Large universal banks are entering a multi-year capital rotation: front-loaded implementation and severance expenses will coexist with structurally lower FTE run-rates and materially higher spending on AI compute and cloud services. Expect a 2–4 year cadence where operating leverage flips from labor to tech — near-term headline costs compress earnings, while 3–5 year margins reflect lower recurring personnel expense but higher depreciation/hosting line items. The most direct beneficiaries are hyperscalers, data‑center owners and chip/IP vendors because financial services workloads are both latency-sensitive and compliance-heavy, driving demand for private cloud, managed on‑prem solutions and specialized inference hardware.
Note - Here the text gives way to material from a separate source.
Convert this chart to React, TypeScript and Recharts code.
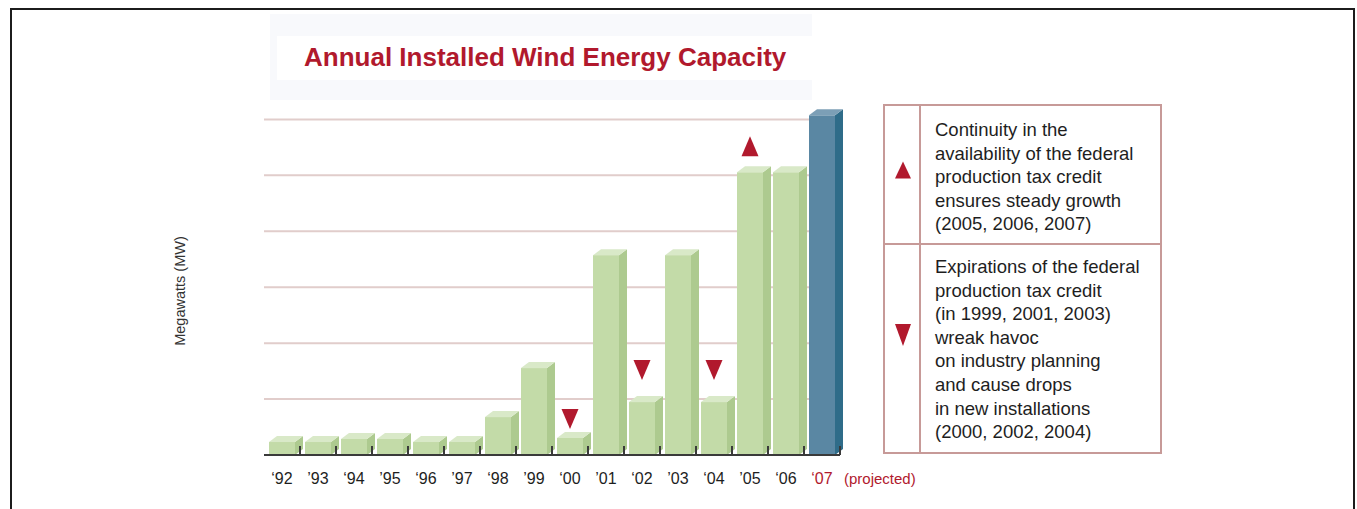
import React from 'react';
import { ComposedChart, Bar, Scatter, XAxis, YAxis, CartesianGrid } from 'recharts';

// ---- data ----
const years = ['‘92', '’93', '‘94', '’95', '‘96', '’97', '‘98', '’99', '‘00', '’01', '‘02', '’03', '‘04', '’05', '‘06', '‘07'];
const installedMW = [116, 116, 143, 143, 116, 116, 339, 777, 152, 1786, 473, 1786, 473, 2527, 2527, 3036];
const markerMW: (number | null)[] = [null, null, null, null, null, null, null, null, 321, null, 759, null, 759, 2759, null, null];
const markerDirection = ['', '', '', '', '', '', '', '', 'down', '', 'down', '', 'down', 'up', '', ''];
const projectedYear = '‘07';
const yTicks = [0, 500, 1000, 1500, 2000, 2500, 3000];
const gridValues = [500, 1000, 1500, 2000, 2500, 3000];
const titleText = 'Annual Installed Wind Energy Capacity';
const yAxisLabel = 'Megawatts (MW)';
const projectedLabel = '(projected)';
const legendUpLines = ['Continuity in the', 'availability of the federal', 'production tax credit', 'ensures steady growth', '(2005, 2006, 2007)'];
const legendDownLines = ['Expirations of the federal', 'production tax credit', '(in 1999, 2001, 2003)', 'wreak havoc', 'on industry planning', 'and cause drops', 'in new installations', '(2000, 2002, 2004)'];

const data = years.map((year, i) => ({ year, mw: installedMW[i], marker: markerMW[i], dir: markerDirection[i] }));

// ---- style ----
const FONT = '"Liberation Sans", Arial, Helvetica, sans-serif';
const RED = '#b1192d';
const W = 1357;
const H = 509;
const PLOT_LEFT = 264;
const PLOT_RIGHT = 840;
const HALF_BAND = (PLOT_RIGHT - PLOT_LEFT) / years.length / 2;

function Bar3D(props: any) {
  const { x, y, width, height, payload } = props;
  if (width == null || height == null) return null;
  const d = 8;
  const dy = 6;
  const proj = payload && payload.year === projectedYear;
  const front = proj ? '#5a87a3' : '#c3dba8';
  const side = proj ? '#2f6c89' : '#adca8f';
  const top = proj ? '#7c9fb6' : '#d9e9c8';
  return (
    <g>
      <polygon points={`${x + width},${y} ${x + width + d},${y - dy} ${x + width + d},${y + height - dy} ${x + width},${y + height}`} fill={side} />
      <polygon points={`${x},${y} ${x + d},${y - dy} ${x + width + d},${y - dy} ${x + width},${y}`} fill={top} />
      <rect x={x} y={y} width={width} height={height} fill={front} />
    </g>
  );
}

function Triangle({ cx, cy, dir, w = 17, h = 20 }: { cx: number; cy: number; dir: string; w?: number; h?: number }) {
  const pts = dir === 'up'
    ? `${cx - w / 2},${cy + h / 2} ${cx + w / 2},${cy + h / 2} ${cx},${cy - h / 2}`
    : `${cx - w / 2},${cy - h / 2} ${cx + w / 2},${cy - h / 2} ${cx},${cy + h / 2}`;
  return <polygon points={pts} fill={RED} />;
}

function MarkerShape(props: any) {
  const { cx, cy, payload } = props;
  if (!payload || payload.marker == null || cx == null || cy == null || isNaN(cy)) return <g />;
  return <Triangle cx={cx} cy={cy} dir={payload.dir} />;
}

function XTick(props: any) {
  const { x, y, payload } = props;
  const proj = payload.value === projectedYear;
  return (
    <g>
      <line x1={x + HALF_BAND} x2={x + HALF_BAND} y1={y - 9} y2={y} stroke="#3a3a3a" strokeWidth={2} />
      <text x={x} y={y + 29} textAnchor="middle" fontSize={16} fontFamily={FONT} fill={proj ? RED : '#1e1e1e'}>
        {payload.value}
      </text>
      {proj && (
        <text x={x + 22} y={y + 29} fontSize={15} fontFamily={FONT} fill={RED}>
          {projectedLabel}
        </text>
      )}
    </g>
  );
}

export default function App() {
  return (
    <div style={{ position: 'absolute', left: 0, top: 0, width: W, height: H, background: '#ffffff', overflow: 'hidden', fontFamily: FONT }}>
      {/* background decoration */}
      <svg width={W} height={H} style={{ position: 'absolute', left: 0, top: 0 }}>
        <rect x={270} y={14} width={542} height={86} fill="#f8f9fc" />
        <rect x={277} y={36} width={535} height={44} fill="#ffffff" />
      </svg>

      <div style={{ position: 'absolute', left: 0, top: 0 }}>
        <ComposedChart width={W} height={H} data={data} margin={{ top: 97, right: W - PLOT_RIGHT, bottom: 24, left: PLOT_LEFT }}>
          <CartesianGrid vertical={false} stroke="#e1cdcb" strokeWidth={2} horizontalValues={gridValues} />
          <YAxis hide domain={[0, 3200]} ticks={yTicks} type="number" />
          <XAxis
            dataKey="year"
            height={30}
            tick={<XTick />}
            tickLine={false}
            tickSize={0}
            tickMargin={0}
            interval={0}
            axisLine={{ stroke: '#3a3a3a', strokeWidth: 2 }}
          />
          <Bar dataKey="mw" barSize={26} shape={<Bar3D />} isAnimationActive={false} />
          <Scatter dataKey="marker" shape={<MarkerShape />} isAnimationActive={false} />
        </ComposedChart>
      </div>

      {/* overlay texts */}
      <svg width={W} height={H} style={{ position: 'absolute', left: 0, top: 0, pointerEvents: 'none' }}>
        <text x={304} y={66} fontSize={26} fontWeight="bold" fill={RED} fontFamily={FONT}>{titleText}</text>
        <text x={185} y={291} fontSize={14.5} fill="#333" fontFamily={FONT} textAnchor="middle" transform="rotate(-90 185 291)">
          {yAxisLabel}
        </text>

        {/* legend box */}
        <rect x={884} y={105} width={277} height={348} fill="#ffffff" stroke="#c79a98" strokeWidth={2} />
        <line x1={920} x2={920} y1={105} y2={453} stroke="#c79a98" strokeWidth={2} />
        <line x1={884} x2={1161} y1={244} y2={244} stroke="#c79a98" strokeWidth={2} />
        <Triangle cx={903} cy={170} dir="up" w={16} h={17} />
        <Triangle cx={903} cy={335} dir="down" w={16} h={22} />
        <text fontSize={18.5} fill="#1e1e1e" fontFamily={FONT}>
          {legendUpLines.map((l, i) => (
            <tspan key={i} x={935} y={136 + i * 23.6}>{l}</tspan>
          ))}
        </text>
        <text fontSize={18.5} fill="#1e1e1e" fontFamily={FONT}>
          {legendDownLines.map((l, i) => (
            <tspan key={i} x={935} y={273 + i * 23.6}>{l}</tspan>
          ))}
        </text>
      </svg>

      {/* frame */}
      <div style={{ position: 'absolute', left: 10, top: 8, width: 1341, height: 520, borderTop: '2px solid #1c1c1c', borderLeft: '2px solid #1c1c1c', borderRight: '2px solid #1c1c1c' }} />
    </div>
  );
}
Conversely, pure-play BPO/offshoring firms and local labor markets that supplied middle/back office capacity face multi-year demand erosion; commercial office landlords in key hub cities may see elevated vacancy risk in the same window. Top tail risks are regulatory intervention (data residency, algorithmic auditing), union/regional political pushback on mass layoffs, and operational failures from aggressive automation that could trigger remediation costs and slower rollouts. Timing is key: catalysts that amplify or reverse the direction will be a) large public implementations or vendor contracts (1–12 months), b) regulatory guidance/legislation (6–24 months), and c) first major AI-related operational incident (anytime) that forces a pause and re-hiring. For portfolio construction, favor convex, time‑spread exposures to infrastructure winners while hedging cyclical/implementation risk; prefer services exposure via large systems integrators over small outsourcing names to capture near-term implementation demand. Use pair and options structures to isolate the macro trend (AI capex growth) from idiosyncratic execution and regulatory risk at individual banks.